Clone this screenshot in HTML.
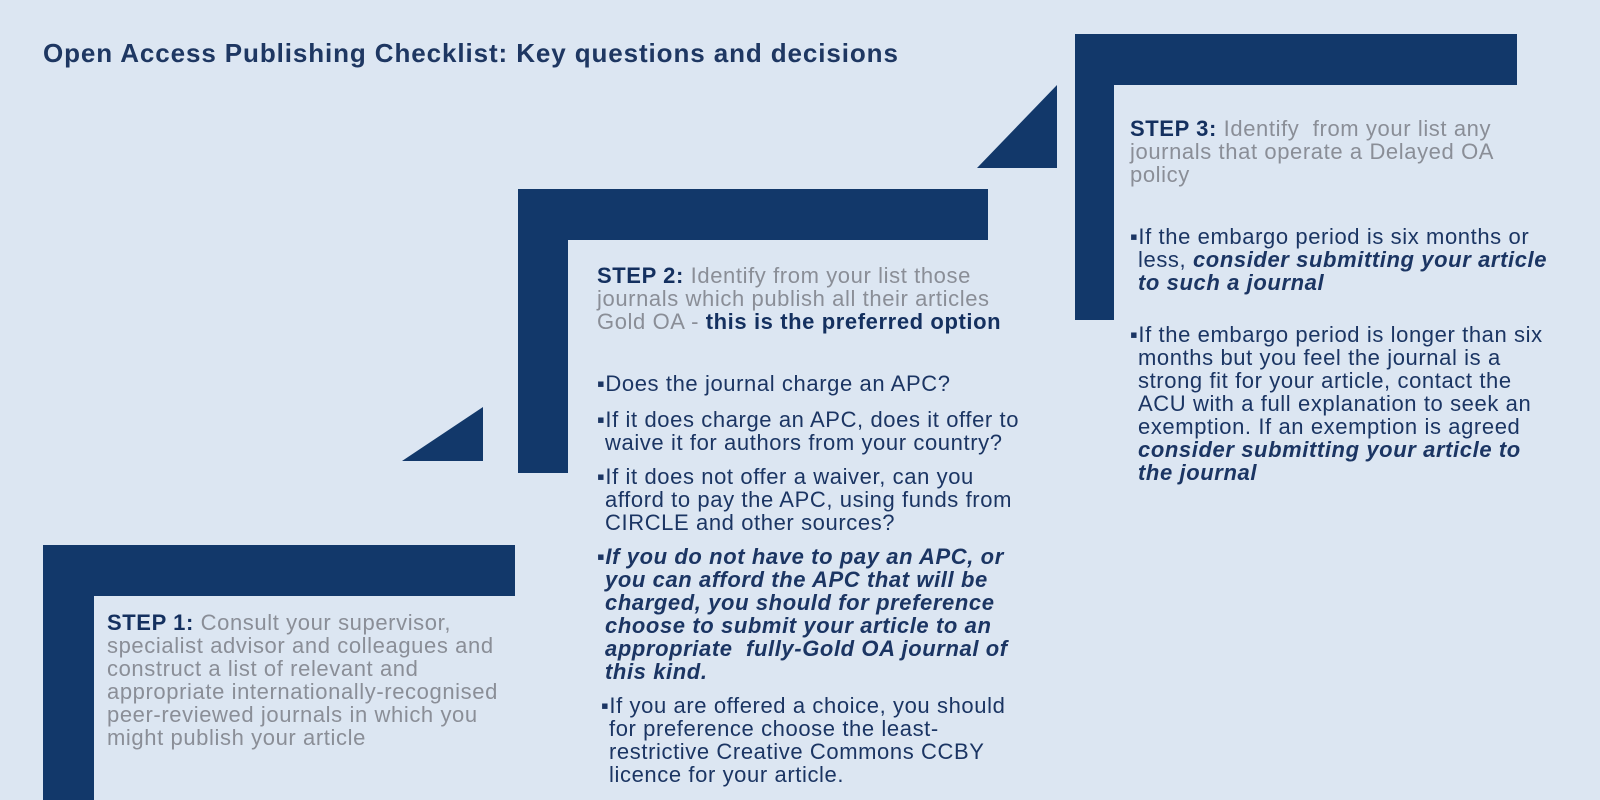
<!DOCTYPE html>
<html><head><meta charset="utf-8">
<style>
body{margin:0;width:1600px;height:800px;background:#dce6f2;position:relative;overflow:hidden;font-family:"Liberation Sans",Arial,sans-serif;}
.b{position:absolute;background:#12386a;}
.t{position:absolute;font-size:22px;line-height:23px;white-space:nowrap;letter-spacing:0.6px;color:#1b3563;}
.g{color:#8a8e97;}
.n{color:#14305f;font-weight:bold;}
i{font-weight:bold;}
</style></head><body>
<div style="position:absolute;left:43px;top:38px;font-size:26px;font-weight:bold;color:#1e3762;letter-spacing:0.9px">Open Access Publishing Checklist: Key questions and decisions</div>

<svg width="1600" height="800" style="position:absolute;left:0;top:0">
<polygon points="483,407 483,461 402,461" fill="#12386a"/>
<polygon points="1057,85 1057,168 977,168" fill="#12386a"/>
</svg>

<div class="b" style="left:43px;top:545px;width:472px;height:51px"></div>
<div class="b" style="left:43px;top:545px;width:51px;height:255px"></div>
<div class="b" style="left:518px;top:189px;width:470px;height:51px"></div>
<div class="b" style="left:518px;top:189px;width:50px;height:284px"></div>
<div class="b" style="left:1075px;top:34px;width:442px;height:51px"></div>
<div class="b" style="left:1075px;top:34px;width:39px;height:286px"></div>

<div>
<div class="t g" style="left:107px;top:611px"><span class="n">STEP 1:</span> Consult your supervisor,</div>
<div class="t g" style="left:107px;top:634px">specialist advisor and colleagues and</div>
<div class="t g" style="left:107px;top:657px">construct a list of relevant and</div>
<div class="t g" style="left:107px;top:680px">appropriate internationally-recognised</div>
<div class="t g" style="left:107px;top:703px">peer-reviewed journals in which you</div>
<div class="t g" style="left:107px;top:726px">might publish your article</div>
</div>

<div>
<div class="t g" style="left:597px;top:264px"><span class="n">STEP 2:</span> Identify from your list those</div>
<div class="t g" style="left:597px;top:287px">journals which publish all their articles</div>
<div class="t g" style="left:597px;top:310px">Gold OA - <b style="color:#14305f">this is the preferred option</b></div>
<div class="t" style="left:597px;top:372px">▪Does the journal charge an APC?</div>
<div class="t" style="left:597px;top:408px">▪If it does charge an APC, does it offer to</div>
<div class="t" style="left:605px;top:431px">waive it for authors from your country?</div>
<div class="t" style="left:597px;top:465px">▪If it does not offer a waiver, can you</div>
<div class="t" style="left:605px;top:488px">afford to pay the APC, using funds from</div>
<div class="t" style="left:605px;top:511px">CIRCLE and other sources?</div>
<div class="t" style="left:597px;top:545px">▪<i>If you do not have to pay an APC, or</i></div>
<div class="t" style="left:605px;top:568px"><i>you can afford the APC that will be</i></div>
<div class="t" style="left:605px;top:591px"><i>charged, you should for preference</i></div>
<div class="t" style="left:605px;top:614px"><i>choose to submit your article to an</i></div>
<div class="t" style="left:605px;top:637px"><i>appropriate &nbsp;fully-Gold OA journal of</i></div>
<div class="t" style="left:605px;top:660px"><i>this kind.</i></div>
<div class="t" style="left:601px;top:694px">▪If you are offered a choice, you should</div>
<div class="t" style="left:609px;top:717px">for preference choose the least-</div>
<div class="t" style="left:609px;top:740px">restrictive Creative Commons CCBY</div>
<div class="t" style="left:609px;top:763px">licence for your article.</div>
</div>

<div>
<div class="t g" style="left:1130px;top:117px"><span class="n">STEP 3:</span> Identify &nbsp;from your list any</div>
<div class="t g" style="left:1130px;top:140px">journals that operate a Delayed OA</div>
<div class="t g" style="left:1130px;top:163px">policy</div>
<div class="t" style="left:1130px;top:225px">▪If the embargo period is six months or</div>
<div class="t" style="left:1138px;top:248px">less, <i>consider submitting your article</i></div>
<div class="t" style="left:1138px;top:271px"><i>to such a journal</i></div>
<div class="t" style="left:1130px;top:323px">▪If the embargo period is longer than six</div>
<div class="t" style="left:1138px;top:346px">months but you feel the journal is a</div>
<div class="t" style="left:1138px;top:369px">strong fit for your article, contact the</div>
<div class="t" style="left:1138px;top:392px">ACU with a full explanation to seek an</div>
<div class="t" style="left:1138px;top:415px">exemption. If an exemption is agreed</div>
<div class="t" style="left:1138px;top:438px"><i>consider submitting your article to</i></div>
<div class="t" style="left:1138px;top:461px"><i>the journal</i></div>
</div>
</body></html>
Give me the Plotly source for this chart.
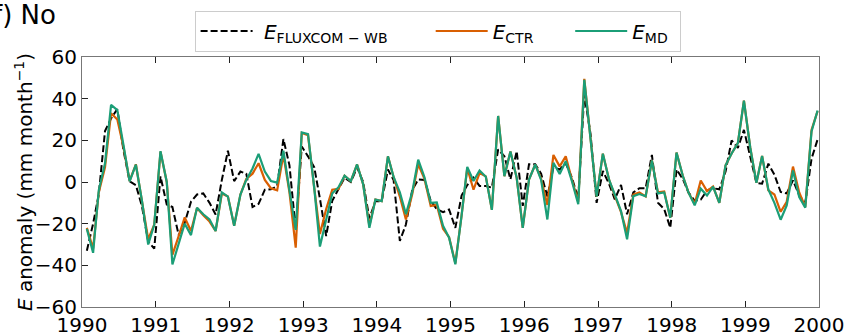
import pandas as pd
import plotly.graph_objects as go

# Monthly anomalies, Jan 1990 - Dec 1999 (mm month^-1)
e_fluxcom = [
    -33, -20, -6, 24.5, 30.5, 35, 15.5, 0.3, -1.5, -11.6, -28.5, -32,
    2.7, -10.8, -12, -25.5, -19.5, -9.5, -6, -5.5, -10, -15.6, 1, 15,
    0.4, 5, 4, -12, -10.5, -3.7, -3.5, -2, 20.6, 8, -23, 17,
    12.3, 7, -8, -26, -9, -3.7, 2, 0, 7, 0, -17.5, -9.2,
    -9.2, 6, 1, -28.3, -20.4, -4, 1.2, 1, -9, -13, -14.5, -13.2,
    -22, -6.5, -1.5, 2.1, -1.9, -1.9, -2.7, 15.6, 12.4, 1.3, 14.8, -11.5,
    8.5, 8.5, 4, -7, 7, 6, 9, 2, -8, 42, 23, -10,
    5.3, -1, -8.3, -1.4, -15.5, -5, -3, -3, 13, -10, -13, -22,
    6, 1.5, -5, -9, -8.5, -4, -3, -3.5, 5, 20, 16.4, 25,
    12, -0.5, -0.8, 8.8, 3.5, -4.8, -5.5, 0.8, -6.4, -10.2, 11.2, 20.4,
]
e_ctr = [
    -22, -32, -5, 7, 33, 30, 17, 0.5, 8.5, -9, -27.5, -20.5,
    14.5, 0, -35, -26, -17, -23.5, -12.5, -16, -19, -23.5, -5.5, -7,
    -21, -6, 1.5, 4, 9, 1, -3, -4, 13, -5, -31.5, 23.5,
    22.5, -3, -25, -13, -3.7, -3.3, 3, 0.4, 8.4, -1, -21, -8.4,
    -9.2, 12.3, 2.4, -7, -18, -6, 8.5, 1.5, -11.5, -11, -22.5, -26.5,
    -39, -16, 6.7, -3.7, 4.3, 2.7, -13.4, 31.7, 2.8, 14.6, 2, -22,
    1.2, 8.4, 1.5, -11, 13, 7.5, 12.3, 1, -9.5, 49.5, 20, -7,
    13.6, 1, -6.5, -14.5, -24.5, -6, -5, -6.9, 10.3, -5, -4.5, -17.1,
    14.1, 3, -5, -10.5, 0.7, -4.4, -2.2, -10, 8, 13.7, 18.7, 39,
    16.7, -0.4, 12.5, -4, -6, -14.3, -9.5, 7.4, -5, -12, 25, 34,
]
e_md = [
    -22.5, -34, -4, 9, 37, 34.5, 18, 0.3, 8.3, -9, -30, -20.5,
    14.8, 0, -39.6, -30, -20, -25.5, -12.3, -15.5, -18, -23.5, -5, -7,
    -21, -6, 1, 6.5, 13.5, 5, 0.5, -0.3, 15, -4, -23, 23.8,
    23, -3, -31, -18, -5.5, -2.5, 3, 0.4, 8.4, -1, -22, -8.4,
    -9.2, 12.3, 2.4, -5, -15.4, -5, 10.7, 2.3, -10, -9.8, -21, -26.7,
    -39.5, -16, 7.2, 0.5, 5.5, 2.5, -13.4, 31.7, 2.8, 14.6, 2, -22,
    1.2, 8.4, 1, -18, 9.2, 3.8, 10, 0.3, -10.7, 49, 20, -7,
    13.6, 1, -6, -14, -27.5, -6.8, -5.8, -6.9, 10.3, -5.5, -5, -17.1,
    14.1, 3, -5, -11.2, -3.2, -6.5, -2.2, -10, 8, 13.7, 18.7, 39,
    16.7, -0.4, 12.5, -3.6, -10, -18.1, -11.2, 5.5, -7.2, -12.3, 24.3, 34.3,
]
months = pd.date_range("1990-01-01", periods=len(e_md), freq="MS") + pd.Timedelta(days=24)
year_ticks = [str(y) for y in range(1990, 2001)]

FONT = "DejaVu Sans"
SP = "&nbsp;"

fig = go.Figure()
fig.add_trace(go.Scatter(
    x=months, y=e_fluxcom, mode="lines",
    name=SP * 1 + "<i>E</i><sub>FLUXCOM − WB</sub>" + SP * 6,
    line=dict(color="black", width=2, dash="7px,3px"),
))
fig.add_trace(go.Scatter(
    x=months, y=e_ctr, mode="lines",
    name="<i>E</i><sub>CTR</sub>" + SP * 5,
    line=dict(color="#d95f02", width=2.2),
))
fig.add_trace(go.Scatter(
    x=months, y=e_md, mode="lines",
    name="<i>E</i><sub>MD</sub>" + SP,
    line=dict(color="#1b9e77", width=2.2),
))

fig.update_layout(
    width=846, height=336,
    margin=dict(l=82, r=27, t=57, b=29, autoexpand=False),
    paper_bgcolor="white", plot_bgcolor="white",
    font=dict(family=FONT, size=20, color="black"),
    showlegend=True,
    legend=dict(
        orientation="h", x=0.4825, xanchor="center", y=1.022, yanchor="bottom",
        bgcolor="white", bordercolor="#cccccc", borderwidth=1,
        font=dict(size=20), itemwidth=52,
    ),
    xaxis=dict(
        type="date", automargin=False,
        range=[f"{year_ticks[0]}-01-01", f"{year_ticks[-1]}-01-01"],
        tickmode="array",
        tickvals=[f"{y}-01-01" for y in year_ticks],
        ticktext=year_ticks,
        ticks="inside", ticklen=6, tickwidth=1.2, tickcolor="#222",
        showline=True, linecolor="#777", linewidth=1.2, mirror="ticks",
        showgrid=False, zeroline=False,
        tickfont=dict(size=20),
    ),
    yaxis=dict(
        range=[-60, 60], automargin=False,
        tickmode="array", tickvals=[-60, -40, -20, 0, 20, 40, 60],
        ticks="inside", ticklen=6, tickwidth=1.2, tickcolor="#222",
        showline=True, linecolor="#777", linewidth=1.2, mirror=True,
        showgrid=False, zeroline=False,
        tickfont=dict(size=20),
    ),
)
fig.add_annotation(
    text="<i>E</i> anomaly (mm month<sup>−1</sup>)",
    xref="paper", yref="paper", x=-0.0786, y=0.5,
    xanchor="center", yanchor="middle", textangle=-90,
    showarrow=False, font=dict(size=20, family=FONT),
)
fig.add_annotation(
    text="f) No", xref="paper", yref="paper",
    x=-0.124, y=1.17, xanchor="left", yanchor="middle",
    showarrow=False, font=dict(size=26, family=FONT),
)
fig.write_html(
    "out.html",
    config={"displayModeBar": False},
    post_script="document.body.style.margin='0px';document.body.style.padding='0px';",
)
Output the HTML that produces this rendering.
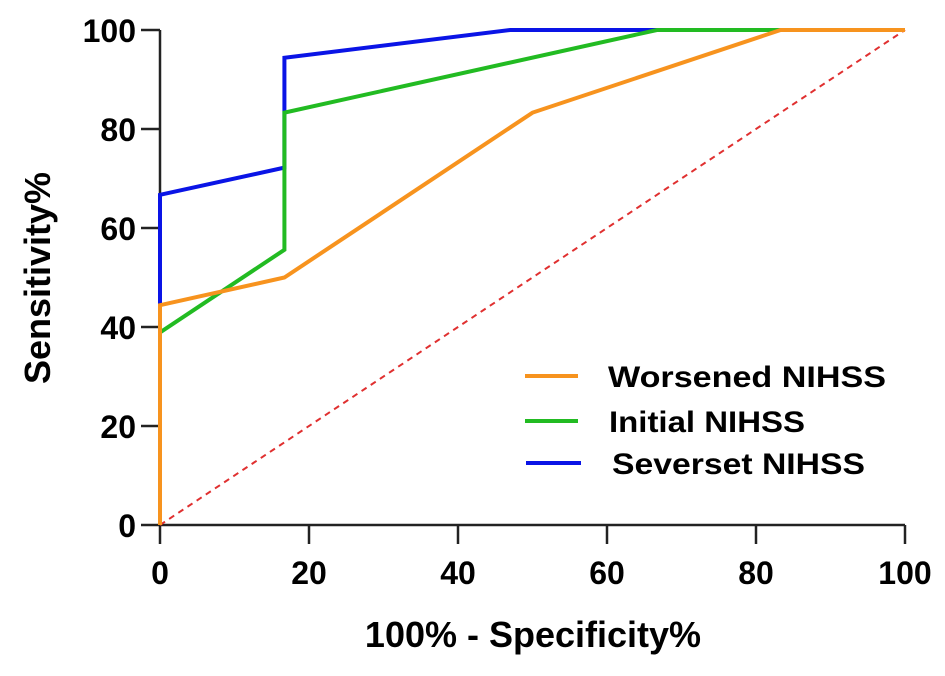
<!DOCTYPE html>
<html><head><meta charset="utf-8"><style>
body{margin:0;background:#fff}
text{font-family:"Liberation Sans",Arial,sans-serif;font-weight:bold;fill:#000}
</style></head><body>
<svg id="chart" width="945" height="671" xmlns="http://www.w3.org/2000/svg">
<g id="axes"></g><g id="series"></g>
<g>
<line x1="525" y1="376" x2="578" y2="376" stroke="#f7931e" stroke-width="4"/>
<text x="608" y="387" font-size="30" textLength="278" lengthAdjust="spacingAndGlyphs">Worsened NIHSS</text>
<line x1="525" y1="421" x2="578" y2="421" stroke="#22bb22" stroke-width="4"/>
<text x="609" y="432" font-size="30" textLength="196" lengthAdjust="spacingAndGlyphs">Initial NIHSS</text>
<line x1="526" y1="463" x2="581" y2="463" stroke="#0a14e6" stroke-width="4"/>
<text x="612" y="474" font-size="30" textLength="253" lengthAdjust="spacingAndGlyphs">Severset NIHSS</text>
</g>
<text x="533" y="647" font-size="36" text-anchor="middle">100% - Specificity%</text>
<text transform="translate(50,278) rotate(-90)" font-size="36" text-anchor="middle">Sensitivity%</text>
</svg>
<script>
const xTicks=[0,20,40,60,80,100];
const yTicks=[0,20,40,60,80,100];
const worsenedX=[0,0,16.7,50,83.3,100];
const worsenedY=[0,44.4,50,83.3,100,100];
const initialX=[0,0,16.7,16.7,66.7,100];
const initialY=[0,38.9,55.6,83.3,100,100];
const severX=[0,0,16.7,16.7,47,100];
const severY=[44.4,66.7,72.2,94.4,100,100];
const NS='http://www.w3.org/2000/svg';
const X=v=>160+v*7.45, Y=v=>525-v*4.95;
const axes=document.getElementById('axes'), ser=document.getElementById('series');
function mk(tag,attrs,parent){const e=document.createElementNS(NS,tag);for(const k in attrs)e.setAttribute(k,attrs[k]);parent.appendChild(e);return e;}
let a=mk('line',{x1:X(0),y1:Y(0),x2:X(100),y2:Y(0),stroke:'#222','stroke-width':2.5},axes);


a=mk('line',{x1:X(0),y1:Y(0),x2:X(0),y2:Y(100),stroke:'#222','stroke-width':2.5},axes);


xTicks.forEach(t=>{
 const l=mk('line',{x1:X(t),y1:Y(0),x2:X(t),y2:Y(0)+19,stroke:'#222','stroke-width':2.5},axes);
 
 
 const tx=mk('text',{x:X(t),y:584,'font-size':32,'text-anchor':'middle'},axes);tx.textContent=t;
 
 
});
yTicks.forEach(t=>{
 const l=mk('line',{x1:X(0)-19,y1:Y(t),x2:X(0),y2:Y(t),stroke:'#222','stroke-width':2.5},axes);
 
 
 const tx=mk('text',{x:136,y:Y(t)+12,'font-size':32,'text-anchor':'end'},axes);tx.textContent=t;
 
 
});
let d=mk('line',{x1:X(0),y1:Y(0),x2:X(100),y2:Y(100),stroke:'#e03030','stroke-width':2,'stroke-dasharray':'6,5'},ser);


function series(xs,ys,color,name){
 const p=mk('polyline',{points:xs.map((x,i)=>X(x)+','+Y(ys[i])).join(' '),fill:'none',stroke:color,'stroke-width':4,'stroke-linejoin':'miter'},ser);
 
 
}
series(severX,severY,'#0a14e6','severset-nihss-line');
series(initialX,initialY,'#22bb22','initial-nihss-line');
series(worsenedX,worsenedY,'#f7931e','worsened-nihss-line');
</script>
</body></html>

> **WHAT IS EXPECTED**
Every line from the one containing "Give me the Plotly source for this chart." to the one containing "import plotly.graph_objects as go" should be output exactly, both ends included. Nothing else goes in, and no pictures either.

> **WRITTEN RESPONSE**
Give me the Plotly source for this chart.
import pandas as pd
import plotly.graph_objects as go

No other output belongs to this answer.